▶ **REQUEST**
Word for word, transcribe the lines below and drop the pictures.

(Stored entries)
/---

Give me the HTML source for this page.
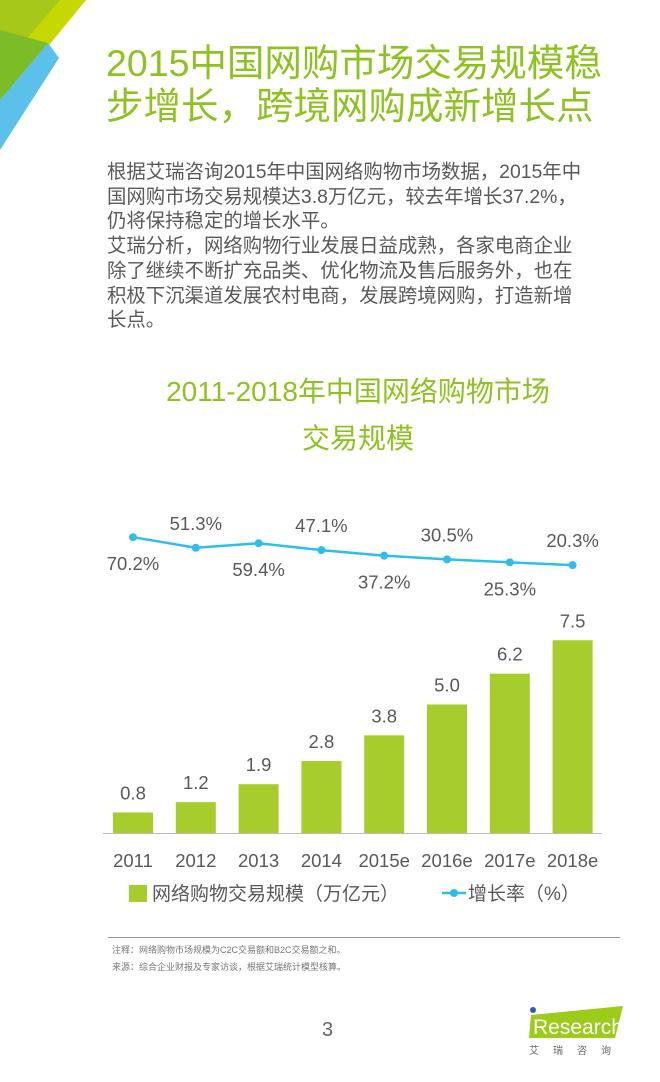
<!DOCTYPE html>
<html><head><meta charset="utf-8"><style>
body{margin:0;width:660px;height:1082px;background:#fff;position:relative;overflow:hidden;font-family:"Liberation Sans","Noto Sans CJK SC",sans-serif}
.abs{position:absolute;white-space:nowrap}
</style></head><body>
<svg class="abs" style="left:0;top:0" width="100" height="160">
<polygon points="0,0 86,0 50,44 0,100" fill="#c6d800"/>
<polygon points="0,0 60,0 0,70" fill="#a5c81a"/>
<polygon points="0,30 48,43 0,100" fill="#7cbc26"/>
<polygon points="48,43 59,58 0,150 0,100" fill="#5bc0ea"/>
</svg>
<div class="abs" style="left:106px;top:42px;font-size:37.5px;line-height:43px;color:#8dc21f">2015中国网购市场交易规模稳<br>步增长，跨境网购成新增长点</div>
<div class="abs" style="left:107px;top:160px;font-size:19.4px;line-height:24.7px;color:#595959">根据艾瑞咨询2015年中国网络购物市场数据，2015年中<br>国网购市场交易规模达3.8万亿元，较去年增长37.2%，<br>仍将保持稳定的增长水平。<br>艾瑞分析，网络购物行业发展日益成熟，各家电商企业<br>除了继续不断扩充品类、优化物流及售后服务外，也在<br>积极下沉渠道发展农村电商，发展跨境网购，打造新增<br>长点。</div>
<div class="abs" style="left:108px;top:368px;width:500px;text-align:center;font-size:28px;line-height:47px;color:#8dc21f">2011-2018年中国网络购物市场<br>交易规模</div>
<svg class="abs" id="chart" style="left:0;top:0" width="660" height="920"></svg>
<div class="abs" style="left:108px;top:937px;width:512px;height:1px;background:#999"></div>
<div class="abs" style="left:112px;top:942px;font-size:9px;line-height:17px;color:#777">注释：网络购物市场规模为C2C交易额和B2C交易额之和。<br>来源：综合企业财报及专家访谈，根据艾瑞统计模型核算。</div>
<div class="abs" style="left:322px;top:1019px;font-size:20px;color:#666">3</div>
<svg class="abs" style="left:525px;top:1000px" width="110" height="60">
<circle cx="8" cy="10" r="3" fill="#2b5ca8"/>
<polygon points="6,15 98,6 90,38 4,38" fill="#9ccb1a"/>
<text x="8" y="34" font-size="21" fill="#fff" font-family="Liberation Sans,sans-serif">Research</text>
<text x="4" y="54" font-size="10" fill="#666" letter-spacing="14" font-family="Noto Sans CJK SC,sans-serif">艾瑞咨询</text>
</svg>
<script>
const categories=["2011","2012","2013","2014","2015e","2016e","2017e","2018e"];
const sizes=[0.8,1.2,1.9,2.8,3.8,5.0,6.2,7.5];
const sizeLabels=["0.8","1.2","1.9","2.8","3.8","5.0","6.2","7.5"];
const growth=[70.2,51.3,59.4,47.1,37.2,30.5,25.3,20.3];
const growthLabels=["70.2%","51.3%","59.4%","47.1%","37.2%","30.5%","25.3%","20.3%"];
const NS="http://www.w3.org/2000/svg";
const svg=document.getElementById('chart');
function xPos(i){return 133+i*62.8;}
function yBar(v){return 833-v*25.7;}
function yLine(v){return 576.5-v*0.56;}
function mk(t,a,txt){const e=document.createElementNS(NS,t);for(const k in a)e.setAttribute(k,a[k]);if(txt!=null)e.textContent=txt;svg.appendChild(e);return e;}
sizes.forEach((v,i)=>{
 const r=mk('rect',{x:xPos(i)-20,y:yBar(v),width:40,height:833-yBar(v),fill:'#a6cd2b'});
 
 
 const t=mk('text',{x:xPos(i),y:yBar(v)-13,'text-anchor':'middle','font-size':18.5,fill:'#595959'},sizeLabels[i]);
 
 
 const c=mk('text',{x:xPos(i),y:867,'text-anchor':'middle','font-size':18.5,fill:'#595959'},categories[i]);
 
 
});
const ax=mk('line',{x1:103,x2:602,y1:833.5,y2:833.5,stroke:'#bbb','stroke-width':1});


const pl=mk('polyline',{points:growth.map((v,i)=>xPos(i)+','+yLine(v)).join(' '),fill:'none',stroke:'#2ebfe8','stroke-width':2.5});


growth.forEach((v,i)=>{
 const c=mk('circle',{cx:xPos(i),cy:yLine(v),r:4,fill:'#2ebfe8'});
 
 
 const y=i%2?yLine(v)-18:yLine(v)+33;
 const t=mk('text',{x:xPos(i),y:y,'text-anchor':'middle','font-size':18.5,fill:'#595959'},growthLabels[i]);
 
 
});
const lr=mk('rect',{x:129,y:885,width:18,height:17,fill:'#a6cd2b'});


const lt=mk('text',{x:152,y:900,'font-size':19,fill:'#595959'},'网络购物交易规模（万亿元）');


const ll=mk('line',{x1:442,x2:466,y1:893,y2:893,stroke:'#2ebfe8','stroke-width':2.5});


const lc=mk('circle',{cx:454,cy:893,r:4,fill:'#2ebfe8'});


const lt2=mk('text',{x:468,y:900,'font-size':19,fill:'#595959'},'增长率（%）');


</script>
</body></html>
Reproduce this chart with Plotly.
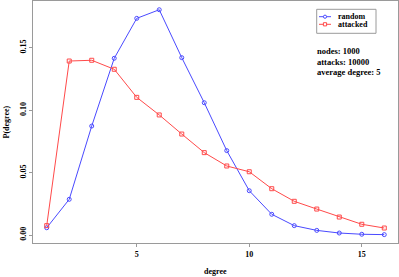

\---

▶ **FINAL ANSWER**
Give me the HTML source for this page.
<!DOCTYPE html>
<html><head><meta charset="utf-8"><style>
body{margin:0;width:660px;height:1082px;background:#fff;position:relative;overflow:hidden;font-family:"Liberation Sans","Noto Sans CJK SC",sans-serif}
.abs{position:absolute;white-space:nowrap}
</style></head><body>
<svg class="abs" style="left:0;top:0" width="100" height="160">
<polygon points="0,0 86,0 50,44 0,100" fill="#c6d800"/>
<polygon points="0,0 60,0 0,70" fill="#a5c81a"/>
<polygon points="0,30 48,43 0,100" fill="#7cbc26"/>
<polygon points="48,43 59,58 0,150 0,100" fill="#5bc0ea"/>
</svg>
<div class="abs" style="left:106px;top:42px;font-size:37.5px;line-height:43px;color:#8dc21f">2015中国网购市场交易规模稳<br>步增长，跨境网购成新增长点</div>
<div class="abs" style="left:107px;top:160px;font-size:19.4px;line-height:24.7px;color:#595959">根据艾瑞咨询2015年中国网络购物市场数据，2015年中<br>国网购市场交易规模达3.8万亿元，较去年增长37.2%，<br>仍将保持稳定的增长水平。<br>艾瑞分析，网络购物行业发展日益成熟，各家电商企业<br>除了继续不断扩充品类、优化物流及售后服务外，也在<br>积极下沉渠道发展农村电商，发展跨境网购，打造新增<br>长点。</div>
<div class="abs" style="left:108px;top:368px;width:500px;text-align:center;font-size:28px;line-height:47px;color:#8dc21f">2011-2018年中国网络购物市场<br>交易规模</div>
<svg class="abs" id="chart" style="left:0;top:0" width="660" height="920"></svg>
<div class="abs" style="left:108px;top:937px;width:512px;height:1px;background:#999"></div>
<div class="abs" style="left:112px;top:942px;font-size:9px;line-height:17px;color:#777">注释：网络购物市场规模为C2C交易额和B2C交易额之和。<br>来源：综合企业财报及专家访谈，根据艾瑞统计模型核算。</div>
<div class="abs" style="left:322px;top:1019px;font-size:20px;color:#666">3</div>
<svg class="abs" style="left:525px;top:1000px" width="110" height="60">
<circle cx="8" cy="10" r="3" fill="#2b5ca8"/>
<polygon points="6,15 98,6 90,38 4,38" fill="#9ccb1a"/>
<text x="8" y="34" font-size="21" fill="#fff" font-family="Liberation Sans,sans-serif">Research</text>
<text x="4" y="54" font-size="10" fill="#666" letter-spacing="14" font-family="Noto Sans CJK SC,sans-serif">艾瑞咨询</text>
</svg>
<script>
const categories=["2011","2012","2013","2014","2015e","2016e","2017e","2018e"];
const sizes=[0.8,1.2,1.9,2.8,3.8,5.0,6.2,7.5];
const sizeLabels=["0.8","1.2","1.9","2.8","3.8","5.0","6.2","7.5"];
const growth=[70.2,51.3,59.4,47.1,37.2,30.5,25.3,20.3];
const growthLabels=["70.2%","51.3%","59.4%","47.1%","37.2%","30.5%","25.3%","20.3%"];
const NS="http://www.w3.org/2000/svg";
const svg=document.getElementById('chart');
function xPos(i){return 133+i*62.8;}
function yBar(v){return 833-v*25.7;}
function yLine(v){return 576.5-v*0.56;}
function mk(t,a,txt){const e=document.createElementNS(NS,t);for(const k in a)e.setAttribute(k,a[k]);if(txt!=null)e.textContent=txt;svg.appendChild(e);return e;}
sizes.forEach((v,i)=>{
 const r=mk('rect',{x:xPos(i)-20,y:yBar(v),width:40,height:833-yBar(v),fill:'#a6cd2b'});
 
 
 const t=mk('text',{x:xPos(i),y:yBar(v)-13,'text-anchor':'middle','font-size':18.5,fill:'#595959'},sizeLabels[i]);
 
 
 const c=mk('text',{x:xPos(i),y:867,'text-anchor':'middle','font-size':18.5,fill:'#595959'},categories[i]);
 
 
});
const ax=mk('line',{x1:103,x2:602,y1:833.5,y2:833.5,stroke:'#bbb','stroke-width':1});


const pl=mk('polyline',{points:growth.map((v,i)=>xPos(i)+','+yLine(v)).join(' '),fill:'none',stroke:'#2ebfe8','stroke-width':2.5});


growth.forEach((v,i)=>{
 const c=mk('circle',{cx:xPos(i),cy:yLine(v),r:4,fill:'#2ebfe8'});
 
 
 const y=i%2?yLine(v)-18:yLine(v)+33;
 const t=mk('text',{x:xPos(i),y:y,'text-anchor':'middle','font-size':18.5,fill:'#595959'},growthLabels[i]);
 
 
});
const lr=mk('rect',{x:129,y:885,width:18,height:17,fill:'#a6cd2b'});


const lt=mk('text',{x:152,y:900,'font-size':19,fill:'#595959'},'网络购物交易规模（万亿元）');


const ll=mk('line',{x1:442,x2:466,y1:893,y2:893,stroke:'#2ebfe8','stroke-width':2.5});


const lc=mk('circle',{cx:454,cy:893,r:4,fill:'#2ebfe8'});


const lt2=mk('text',{x:468,y:900,'font-size':19,fill:'#595959'},'增长率（%）');


</script>
</body></html>
Reproduce this chart with Plotly.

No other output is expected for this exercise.